* YOUR TASK *
Within the records that follow, restate exactly the lines from the line with "Emit a Python" down to the line with "ax.set_axisbelow(True)", including both. Omit the pictures.
##### ENTRIES PROVIDED
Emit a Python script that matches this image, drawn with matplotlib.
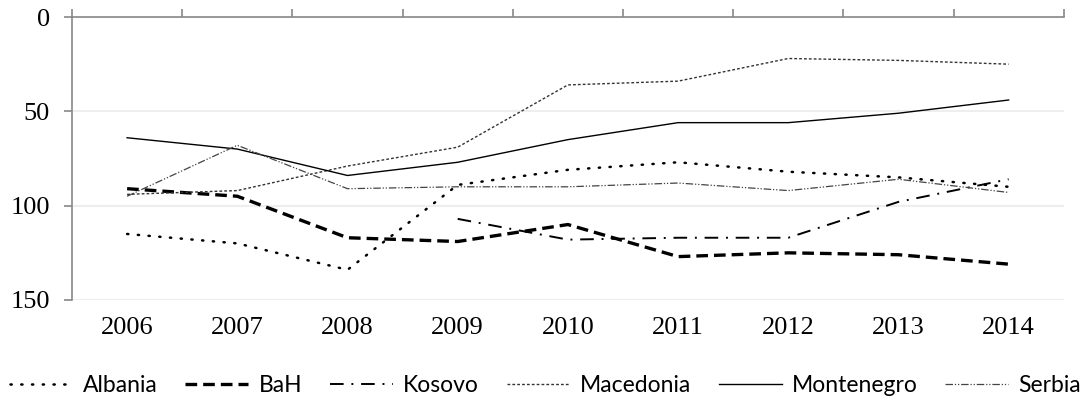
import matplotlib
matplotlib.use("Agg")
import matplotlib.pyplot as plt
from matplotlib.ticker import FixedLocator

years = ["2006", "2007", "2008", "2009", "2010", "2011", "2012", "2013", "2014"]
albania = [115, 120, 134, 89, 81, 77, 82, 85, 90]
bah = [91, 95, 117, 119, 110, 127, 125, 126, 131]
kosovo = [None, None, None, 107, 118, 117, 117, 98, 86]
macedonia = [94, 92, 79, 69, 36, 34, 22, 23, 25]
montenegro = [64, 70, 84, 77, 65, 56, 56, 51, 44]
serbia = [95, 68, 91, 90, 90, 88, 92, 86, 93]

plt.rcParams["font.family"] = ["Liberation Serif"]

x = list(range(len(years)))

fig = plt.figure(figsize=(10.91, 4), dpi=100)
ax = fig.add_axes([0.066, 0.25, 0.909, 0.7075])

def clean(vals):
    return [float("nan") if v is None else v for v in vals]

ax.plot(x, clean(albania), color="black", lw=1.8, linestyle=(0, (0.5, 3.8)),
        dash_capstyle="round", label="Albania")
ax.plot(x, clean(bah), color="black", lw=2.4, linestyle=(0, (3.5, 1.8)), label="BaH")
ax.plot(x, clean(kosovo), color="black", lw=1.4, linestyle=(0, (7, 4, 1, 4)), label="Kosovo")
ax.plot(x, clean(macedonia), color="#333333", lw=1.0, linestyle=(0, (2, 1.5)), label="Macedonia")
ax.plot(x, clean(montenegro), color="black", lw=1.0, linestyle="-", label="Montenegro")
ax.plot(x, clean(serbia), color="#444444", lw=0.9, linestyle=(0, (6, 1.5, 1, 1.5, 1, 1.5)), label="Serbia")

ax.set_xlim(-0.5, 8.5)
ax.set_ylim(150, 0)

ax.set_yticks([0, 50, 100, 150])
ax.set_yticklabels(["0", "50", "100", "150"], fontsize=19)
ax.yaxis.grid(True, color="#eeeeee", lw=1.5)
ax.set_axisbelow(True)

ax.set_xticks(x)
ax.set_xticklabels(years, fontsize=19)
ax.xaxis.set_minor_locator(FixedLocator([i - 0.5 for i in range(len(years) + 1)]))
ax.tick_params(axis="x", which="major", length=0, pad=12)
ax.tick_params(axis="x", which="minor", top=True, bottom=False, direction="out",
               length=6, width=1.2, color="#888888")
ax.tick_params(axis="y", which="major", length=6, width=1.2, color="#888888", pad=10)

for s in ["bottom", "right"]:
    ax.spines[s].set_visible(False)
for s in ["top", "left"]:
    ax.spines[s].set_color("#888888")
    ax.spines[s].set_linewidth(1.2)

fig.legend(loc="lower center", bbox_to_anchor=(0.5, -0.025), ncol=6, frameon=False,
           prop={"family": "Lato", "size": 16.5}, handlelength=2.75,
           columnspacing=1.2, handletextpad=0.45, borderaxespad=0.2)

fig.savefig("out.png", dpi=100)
##########
##### ENTRIES PROVIDED
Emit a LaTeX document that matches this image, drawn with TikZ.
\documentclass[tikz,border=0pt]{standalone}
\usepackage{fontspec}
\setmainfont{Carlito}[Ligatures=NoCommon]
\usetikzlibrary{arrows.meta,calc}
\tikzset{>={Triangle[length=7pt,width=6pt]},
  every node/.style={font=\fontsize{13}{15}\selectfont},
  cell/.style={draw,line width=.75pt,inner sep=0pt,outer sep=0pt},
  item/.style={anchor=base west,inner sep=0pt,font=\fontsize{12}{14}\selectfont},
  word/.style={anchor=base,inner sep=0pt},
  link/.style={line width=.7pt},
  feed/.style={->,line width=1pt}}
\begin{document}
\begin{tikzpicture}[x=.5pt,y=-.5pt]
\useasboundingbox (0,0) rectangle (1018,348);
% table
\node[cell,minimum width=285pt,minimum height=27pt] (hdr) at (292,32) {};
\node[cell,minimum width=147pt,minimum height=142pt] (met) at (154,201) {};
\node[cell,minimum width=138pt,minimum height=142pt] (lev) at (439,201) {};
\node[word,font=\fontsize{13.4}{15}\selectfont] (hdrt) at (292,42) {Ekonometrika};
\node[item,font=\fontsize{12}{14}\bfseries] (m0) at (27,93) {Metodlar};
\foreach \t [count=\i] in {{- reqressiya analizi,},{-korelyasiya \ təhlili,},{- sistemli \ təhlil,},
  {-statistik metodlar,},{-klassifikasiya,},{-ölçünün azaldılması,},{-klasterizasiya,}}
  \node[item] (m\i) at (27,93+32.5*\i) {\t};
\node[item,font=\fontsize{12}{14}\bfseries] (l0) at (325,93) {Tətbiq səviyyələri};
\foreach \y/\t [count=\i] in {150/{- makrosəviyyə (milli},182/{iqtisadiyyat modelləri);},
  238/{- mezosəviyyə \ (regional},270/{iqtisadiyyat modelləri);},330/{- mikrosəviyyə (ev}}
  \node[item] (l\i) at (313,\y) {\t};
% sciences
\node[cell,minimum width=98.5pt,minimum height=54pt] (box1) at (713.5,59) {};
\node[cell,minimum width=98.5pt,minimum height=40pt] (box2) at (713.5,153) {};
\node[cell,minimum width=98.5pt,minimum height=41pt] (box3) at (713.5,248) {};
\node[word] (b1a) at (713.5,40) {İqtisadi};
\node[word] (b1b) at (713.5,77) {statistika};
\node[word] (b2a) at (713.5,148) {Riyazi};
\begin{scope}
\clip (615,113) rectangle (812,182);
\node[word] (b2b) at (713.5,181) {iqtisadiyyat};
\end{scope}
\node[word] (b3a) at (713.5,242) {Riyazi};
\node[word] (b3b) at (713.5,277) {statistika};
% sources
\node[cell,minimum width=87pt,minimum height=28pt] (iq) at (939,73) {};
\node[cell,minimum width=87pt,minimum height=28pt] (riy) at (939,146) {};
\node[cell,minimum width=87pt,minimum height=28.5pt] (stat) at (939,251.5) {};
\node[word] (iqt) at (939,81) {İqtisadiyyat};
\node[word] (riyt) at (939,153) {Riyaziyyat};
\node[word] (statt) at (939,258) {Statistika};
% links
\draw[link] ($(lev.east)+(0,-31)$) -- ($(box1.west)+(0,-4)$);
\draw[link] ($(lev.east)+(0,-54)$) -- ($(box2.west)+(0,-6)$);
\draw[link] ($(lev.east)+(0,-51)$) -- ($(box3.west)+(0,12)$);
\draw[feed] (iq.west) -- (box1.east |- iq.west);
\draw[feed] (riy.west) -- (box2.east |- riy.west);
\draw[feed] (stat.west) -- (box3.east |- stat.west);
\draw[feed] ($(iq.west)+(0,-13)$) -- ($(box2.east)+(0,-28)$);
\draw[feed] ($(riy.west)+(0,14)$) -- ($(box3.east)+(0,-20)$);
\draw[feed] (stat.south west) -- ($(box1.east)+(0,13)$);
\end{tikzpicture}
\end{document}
##########
##### ENTRIES PROVIDED
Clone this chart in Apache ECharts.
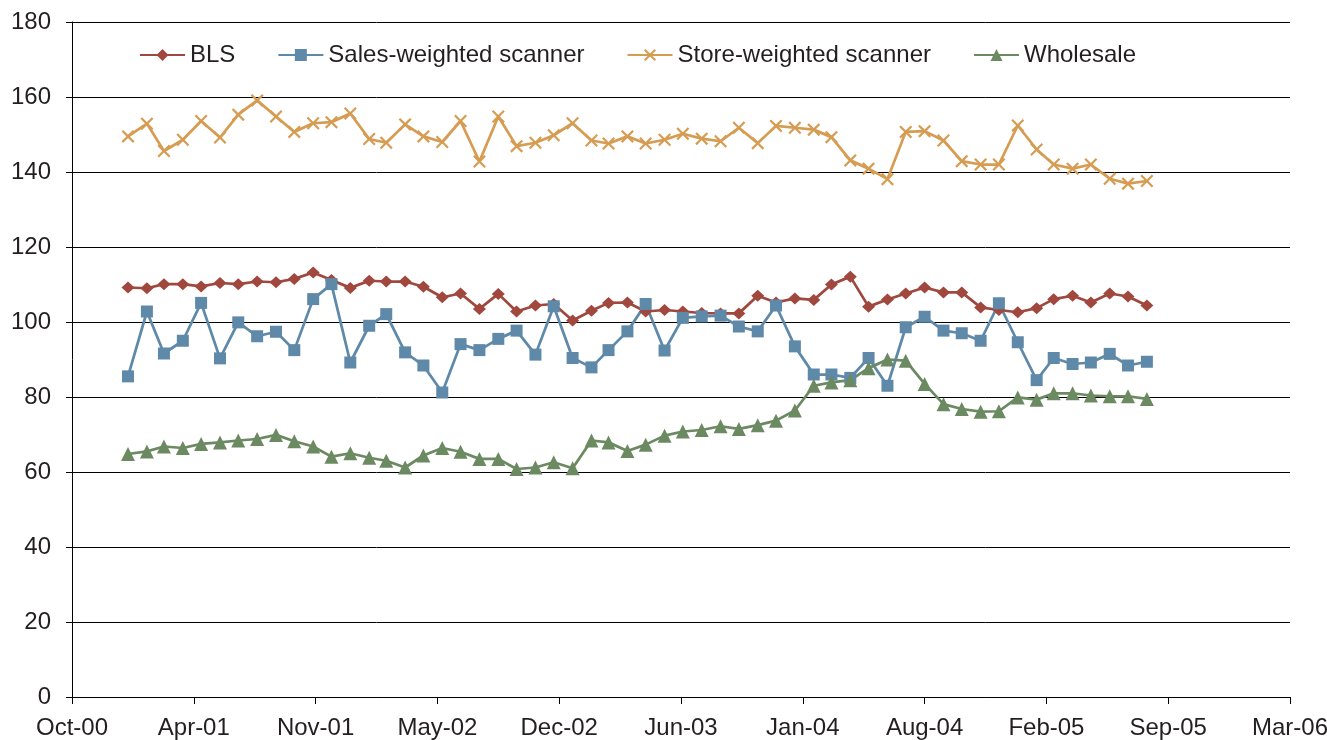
##########
* COMPLETED TASK *
Emit a Python script that matches this image, drawn with matplotlib.
import matplotlib
matplotlib.use("Agg")
import matplotlib.pyplot as plt
from matplotlib.ticker import FixedLocator

years = ["2006", "2007", "2008", "2009", "2010", "2011", "2012", "2013", "2014"]
albania = [115, 120, 134, 89, 81, 77, 82, 85, 90]
bah = [91, 95, 117, 119, 110, 127, 125, 126, 131]
kosovo = [None, None, None, 107, 118, 117, 117, 98, 86]
macedonia = [94, 92, 79, 69, 36, 34, 22, 23, 25]
montenegro = [64, 70, 84, 77, 65, 56, 56, 51, 44]
serbia = [95, 68, 91, 90, 90, 88, 92, 86, 93]

plt.rcParams["font.family"] = ["Liberation Serif"]

x = list(range(len(years)))

fig = plt.figure(figsize=(10.91, 4), dpi=100)
ax = fig.add_axes([0.066, 0.25, 0.909, 0.7075])

def clean(vals):
    return [float("nan") if v is None else v for v in vals]

ax.plot(x, clean(albania), color="black", lw=1.8, linestyle=(0, (0.5, 3.8)),
        dash_capstyle="round", label="Albania")
ax.plot(x, clean(bah), color="black", lw=2.4, linestyle=(0, (3.5, 1.8)), label="BaH")
ax.plot(x, clean(kosovo), color="black", lw=1.4, linestyle=(0, (7, 4, 1, 4)), label="Kosovo")
ax.plot(x, clean(macedonia), color="#333333", lw=1.0, linestyle=(0, (2, 1.5)), label="Macedonia")
ax.plot(x, clean(montenegro), color="black", lw=1.0, linestyle="-", label="Montenegro")
ax.plot(x, clean(serbia), color="#444444", lw=0.9, linestyle=(0, (6, 1.5, 1, 1.5, 1, 1.5)), label="Serbia")

ax.set_xlim(-0.5, 8.5)
ax.set_ylim(150, 0)

ax.set_yticks([0, 50, 100, 150])
ax.set_yticklabels(["0", "50", "100", "150"], fontsize=19)
ax.yaxis.grid(True, color="#eeeeee", lw=1.5)
ax.set_axisbelow(True)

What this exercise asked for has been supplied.